— Start —

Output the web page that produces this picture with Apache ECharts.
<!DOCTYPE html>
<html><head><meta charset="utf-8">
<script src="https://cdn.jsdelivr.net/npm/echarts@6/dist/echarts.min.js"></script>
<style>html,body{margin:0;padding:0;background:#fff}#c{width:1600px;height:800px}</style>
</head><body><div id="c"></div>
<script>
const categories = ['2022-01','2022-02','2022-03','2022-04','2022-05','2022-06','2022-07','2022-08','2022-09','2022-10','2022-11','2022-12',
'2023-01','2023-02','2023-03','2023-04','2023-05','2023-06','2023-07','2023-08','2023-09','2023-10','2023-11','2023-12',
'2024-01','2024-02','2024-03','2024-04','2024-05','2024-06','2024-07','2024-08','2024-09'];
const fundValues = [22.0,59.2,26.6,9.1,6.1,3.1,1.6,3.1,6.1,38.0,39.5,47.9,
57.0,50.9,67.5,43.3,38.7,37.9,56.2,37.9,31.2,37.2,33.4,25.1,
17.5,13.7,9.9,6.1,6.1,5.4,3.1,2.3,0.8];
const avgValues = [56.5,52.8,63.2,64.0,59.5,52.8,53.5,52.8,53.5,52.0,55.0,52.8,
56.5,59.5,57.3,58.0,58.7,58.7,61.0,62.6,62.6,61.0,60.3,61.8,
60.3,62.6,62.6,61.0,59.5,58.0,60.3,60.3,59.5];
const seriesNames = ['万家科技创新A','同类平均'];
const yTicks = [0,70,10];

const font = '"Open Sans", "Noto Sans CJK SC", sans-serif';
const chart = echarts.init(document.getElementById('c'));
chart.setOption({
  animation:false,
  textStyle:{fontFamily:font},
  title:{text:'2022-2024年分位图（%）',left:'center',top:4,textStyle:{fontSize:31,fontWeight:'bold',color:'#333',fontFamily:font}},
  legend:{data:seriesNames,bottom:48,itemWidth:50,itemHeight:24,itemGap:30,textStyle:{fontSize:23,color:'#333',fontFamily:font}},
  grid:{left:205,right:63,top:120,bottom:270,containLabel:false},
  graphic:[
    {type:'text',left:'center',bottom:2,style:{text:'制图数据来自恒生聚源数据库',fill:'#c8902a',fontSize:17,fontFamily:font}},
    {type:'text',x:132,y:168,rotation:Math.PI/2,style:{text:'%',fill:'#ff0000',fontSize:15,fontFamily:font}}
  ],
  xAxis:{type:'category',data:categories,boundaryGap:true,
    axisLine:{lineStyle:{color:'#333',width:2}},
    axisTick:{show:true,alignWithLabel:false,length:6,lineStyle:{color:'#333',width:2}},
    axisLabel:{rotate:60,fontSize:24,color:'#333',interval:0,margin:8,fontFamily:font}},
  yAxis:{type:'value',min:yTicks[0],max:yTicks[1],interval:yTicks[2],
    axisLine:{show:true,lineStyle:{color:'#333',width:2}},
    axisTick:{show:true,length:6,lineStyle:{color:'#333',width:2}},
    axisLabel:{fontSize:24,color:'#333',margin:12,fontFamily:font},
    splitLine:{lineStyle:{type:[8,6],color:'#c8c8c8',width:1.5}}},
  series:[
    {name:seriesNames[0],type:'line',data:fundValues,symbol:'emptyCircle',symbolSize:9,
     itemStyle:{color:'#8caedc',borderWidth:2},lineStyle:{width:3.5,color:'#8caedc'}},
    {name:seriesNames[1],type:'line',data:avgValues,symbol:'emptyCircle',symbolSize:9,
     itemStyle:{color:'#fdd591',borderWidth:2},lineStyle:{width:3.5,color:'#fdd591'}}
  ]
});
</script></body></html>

— End —
— Start —

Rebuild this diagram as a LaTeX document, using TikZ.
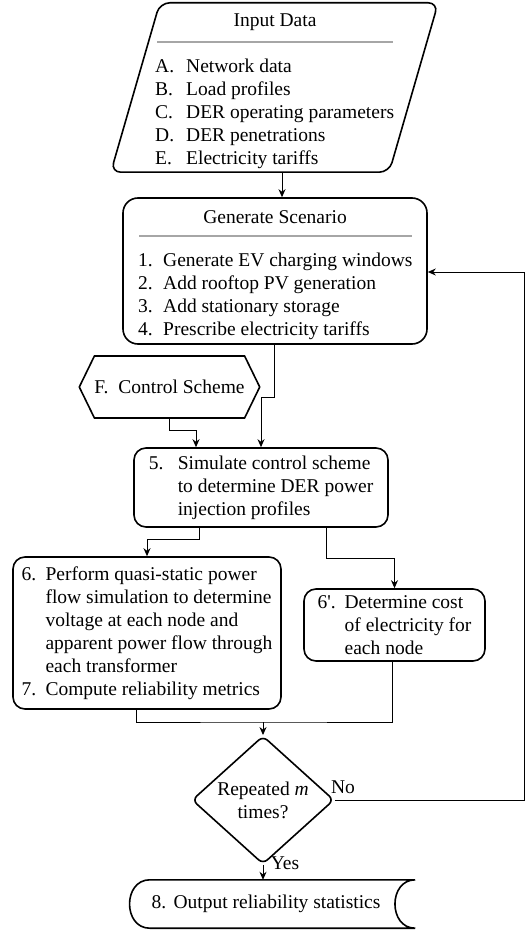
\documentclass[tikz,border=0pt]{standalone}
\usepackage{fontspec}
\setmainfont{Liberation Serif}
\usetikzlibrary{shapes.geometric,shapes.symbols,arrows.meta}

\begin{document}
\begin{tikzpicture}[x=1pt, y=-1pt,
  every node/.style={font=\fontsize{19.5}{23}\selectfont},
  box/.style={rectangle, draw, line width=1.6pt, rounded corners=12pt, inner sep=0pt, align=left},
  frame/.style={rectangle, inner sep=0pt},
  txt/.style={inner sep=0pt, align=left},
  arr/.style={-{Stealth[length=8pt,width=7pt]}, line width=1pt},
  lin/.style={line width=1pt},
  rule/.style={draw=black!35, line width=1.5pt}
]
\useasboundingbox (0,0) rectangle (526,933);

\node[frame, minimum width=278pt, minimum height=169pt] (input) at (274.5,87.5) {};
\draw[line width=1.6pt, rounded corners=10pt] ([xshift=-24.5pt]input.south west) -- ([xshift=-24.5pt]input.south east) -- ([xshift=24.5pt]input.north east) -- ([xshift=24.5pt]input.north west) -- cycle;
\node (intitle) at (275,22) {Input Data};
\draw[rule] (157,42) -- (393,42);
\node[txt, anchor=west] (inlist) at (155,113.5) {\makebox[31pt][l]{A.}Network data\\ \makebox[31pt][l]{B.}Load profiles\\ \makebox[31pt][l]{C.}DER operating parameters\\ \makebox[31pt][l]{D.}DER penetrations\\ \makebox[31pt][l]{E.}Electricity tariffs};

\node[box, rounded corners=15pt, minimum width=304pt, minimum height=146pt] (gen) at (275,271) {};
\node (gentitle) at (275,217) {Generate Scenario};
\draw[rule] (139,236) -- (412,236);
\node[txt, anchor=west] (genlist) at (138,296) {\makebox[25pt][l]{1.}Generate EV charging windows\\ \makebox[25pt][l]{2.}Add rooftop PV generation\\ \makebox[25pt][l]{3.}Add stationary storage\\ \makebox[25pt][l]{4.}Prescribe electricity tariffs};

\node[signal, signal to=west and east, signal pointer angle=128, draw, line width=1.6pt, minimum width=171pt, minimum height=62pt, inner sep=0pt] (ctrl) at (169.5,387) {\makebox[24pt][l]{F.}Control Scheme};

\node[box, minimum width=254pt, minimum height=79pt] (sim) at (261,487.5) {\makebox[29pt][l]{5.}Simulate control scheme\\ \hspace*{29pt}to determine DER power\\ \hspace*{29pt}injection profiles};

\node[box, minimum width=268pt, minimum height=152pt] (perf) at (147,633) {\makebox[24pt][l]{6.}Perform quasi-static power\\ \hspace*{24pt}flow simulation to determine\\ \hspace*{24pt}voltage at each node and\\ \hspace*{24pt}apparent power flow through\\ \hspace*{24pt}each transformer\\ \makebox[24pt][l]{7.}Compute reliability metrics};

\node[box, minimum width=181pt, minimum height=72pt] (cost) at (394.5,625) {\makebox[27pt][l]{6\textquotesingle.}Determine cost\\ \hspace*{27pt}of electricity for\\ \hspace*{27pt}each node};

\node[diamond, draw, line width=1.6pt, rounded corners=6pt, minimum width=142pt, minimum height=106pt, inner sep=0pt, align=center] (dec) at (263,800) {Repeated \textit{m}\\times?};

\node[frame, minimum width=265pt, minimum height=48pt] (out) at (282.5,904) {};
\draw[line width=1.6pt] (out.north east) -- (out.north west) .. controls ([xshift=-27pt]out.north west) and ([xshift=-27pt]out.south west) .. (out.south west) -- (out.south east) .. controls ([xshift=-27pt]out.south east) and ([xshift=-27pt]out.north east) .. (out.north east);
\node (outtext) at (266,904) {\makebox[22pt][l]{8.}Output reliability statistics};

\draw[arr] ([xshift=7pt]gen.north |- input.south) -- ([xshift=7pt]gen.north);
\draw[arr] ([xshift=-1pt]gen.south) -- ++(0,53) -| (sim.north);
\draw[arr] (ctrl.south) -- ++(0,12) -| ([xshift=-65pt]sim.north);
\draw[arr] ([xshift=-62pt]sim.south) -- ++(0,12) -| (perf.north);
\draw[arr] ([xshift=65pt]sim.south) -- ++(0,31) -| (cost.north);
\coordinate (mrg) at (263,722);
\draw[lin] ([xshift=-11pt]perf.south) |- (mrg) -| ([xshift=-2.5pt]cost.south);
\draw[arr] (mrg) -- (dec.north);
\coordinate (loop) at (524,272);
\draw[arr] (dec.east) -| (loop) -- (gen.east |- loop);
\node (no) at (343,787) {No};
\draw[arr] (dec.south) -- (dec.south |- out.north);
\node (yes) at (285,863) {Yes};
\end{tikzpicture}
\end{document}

— End —
— Start —

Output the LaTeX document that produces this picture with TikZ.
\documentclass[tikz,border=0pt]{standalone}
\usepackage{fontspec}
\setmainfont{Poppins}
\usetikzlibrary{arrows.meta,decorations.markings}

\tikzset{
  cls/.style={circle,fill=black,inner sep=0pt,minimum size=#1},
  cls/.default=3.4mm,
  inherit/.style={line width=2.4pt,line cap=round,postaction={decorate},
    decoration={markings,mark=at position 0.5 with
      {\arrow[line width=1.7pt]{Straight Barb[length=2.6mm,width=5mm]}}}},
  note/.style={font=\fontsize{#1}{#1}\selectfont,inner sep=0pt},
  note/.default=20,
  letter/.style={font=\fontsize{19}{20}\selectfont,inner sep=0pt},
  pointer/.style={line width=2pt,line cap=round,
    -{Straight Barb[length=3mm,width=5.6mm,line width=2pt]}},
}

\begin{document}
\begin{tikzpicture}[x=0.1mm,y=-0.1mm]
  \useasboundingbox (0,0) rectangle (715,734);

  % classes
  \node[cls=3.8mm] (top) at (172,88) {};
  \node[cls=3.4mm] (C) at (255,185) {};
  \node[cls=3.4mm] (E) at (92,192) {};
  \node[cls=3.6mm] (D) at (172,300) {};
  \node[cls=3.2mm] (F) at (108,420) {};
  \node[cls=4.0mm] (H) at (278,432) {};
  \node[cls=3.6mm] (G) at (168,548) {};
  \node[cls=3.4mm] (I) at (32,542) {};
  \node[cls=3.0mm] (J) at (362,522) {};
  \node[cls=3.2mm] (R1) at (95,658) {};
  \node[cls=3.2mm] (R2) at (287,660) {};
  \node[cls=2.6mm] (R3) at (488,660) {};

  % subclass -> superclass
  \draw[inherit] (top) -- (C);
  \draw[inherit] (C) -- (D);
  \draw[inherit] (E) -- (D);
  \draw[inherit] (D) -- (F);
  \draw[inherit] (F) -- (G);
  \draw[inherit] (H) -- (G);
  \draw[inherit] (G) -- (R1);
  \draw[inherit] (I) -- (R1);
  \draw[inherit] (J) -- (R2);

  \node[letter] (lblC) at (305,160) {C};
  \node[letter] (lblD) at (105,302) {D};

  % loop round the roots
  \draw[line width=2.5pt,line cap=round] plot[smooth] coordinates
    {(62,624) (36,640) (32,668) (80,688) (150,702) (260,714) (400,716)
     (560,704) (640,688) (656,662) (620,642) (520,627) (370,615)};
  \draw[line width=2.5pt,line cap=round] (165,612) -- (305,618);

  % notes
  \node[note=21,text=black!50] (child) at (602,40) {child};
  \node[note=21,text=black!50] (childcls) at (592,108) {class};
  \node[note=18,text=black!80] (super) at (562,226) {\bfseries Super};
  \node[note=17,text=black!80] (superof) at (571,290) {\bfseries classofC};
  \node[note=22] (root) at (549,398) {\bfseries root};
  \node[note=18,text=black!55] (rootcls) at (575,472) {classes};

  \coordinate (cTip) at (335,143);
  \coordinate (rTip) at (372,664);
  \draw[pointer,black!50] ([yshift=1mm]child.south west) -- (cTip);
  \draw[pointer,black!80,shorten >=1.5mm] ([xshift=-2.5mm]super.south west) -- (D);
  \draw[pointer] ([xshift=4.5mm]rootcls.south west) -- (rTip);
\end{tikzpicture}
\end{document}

— End —

• WHAT YOU ARE ASKED TO DO: Look above for the line with "Rebuild this diagram" and the line with "anchor=west] (genlist) at"; set down those two lines and all lines between them exactly, without pictures and without anything else.

• COMPLETED EXERCISE:
Rebuild this diagram as a LaTeX document, using TikZ.
\documentclass[tikz,border=0pt]{standalone}
\usepackage{fontspec}
\setmainfont{Liberation Serif}
\usetikzlibrary{shapes.geometric,shapes.symbols,arrows.meta}

\begin{document}
\begin{tikzpicture}[x=1pt, y=-1pt,
  every node/.style={font=\fontsize{19.5}{23}\selectfont},
  box/.style={rectangle, draw, line width=1.6pt, rounded corners=12pt, inner sep=0pt, align=left},
  frame/.style={rectangle, inner sep=0pt},
  txt/.style={inner sep=0pt, align=left},
  arr/.style={-{Stealth[length=8pt,width=7pt]}, line width=1pt},
  lin/.style={line width=1pt},
  rule/.style={draw=black!35, line width=1.5pt}
]
\useasboundingbox (0,0) rectangle (526,933);

\node[frame, minimum width=278pt, minimum height=169pt] (input) at (274.5,87.5) {};
\draw[line width=1.6pt, rounded corners=10pt] ([xshift=-24.5pt]input.south west) -- ([xshift=-24.5pt]input.south east) -- ([xshift=24.5pt]input.north east) -- ([xshift=24.5pt]input.north west) -- cycle;
\node (intitle) at (275,22) {Input Data};
\draw[rule] (157,42) -- (393,42);
\node[txt, anchor=west] (inlist) at (155,113.5) {\makebox[31pt][l]{A.}Network data\\ \makebox[31pt][l]{B.}Load profiles\\ \makebox[31pt][l]{C.}DER operating parameters\\ \makebox[31pt][l]{D.}DER penetrations\\ \makebox[31pt][l]{E.}Electricity tariffs};

\node[box, rounded corners=15pt, minimum width=304pt, minimum height=146pt] (gen) at (275,271) {};
\node (gentitle) at (275,217) {Generate Scenario};
\draw[rule] (139,236) -- (412,236);
\node[txt, anchor=west] (genlist) at (138,296) {\makebox[25pt][l]{1.}Generate EV charging windows\\ \makebox[25pt][l]{2.}Add rooftop PV generation\\ \makebox[25pt][l]{3.}Add stationary storage\\ \makebox[25pt][l]{4.}Prescribe electricity tariffs};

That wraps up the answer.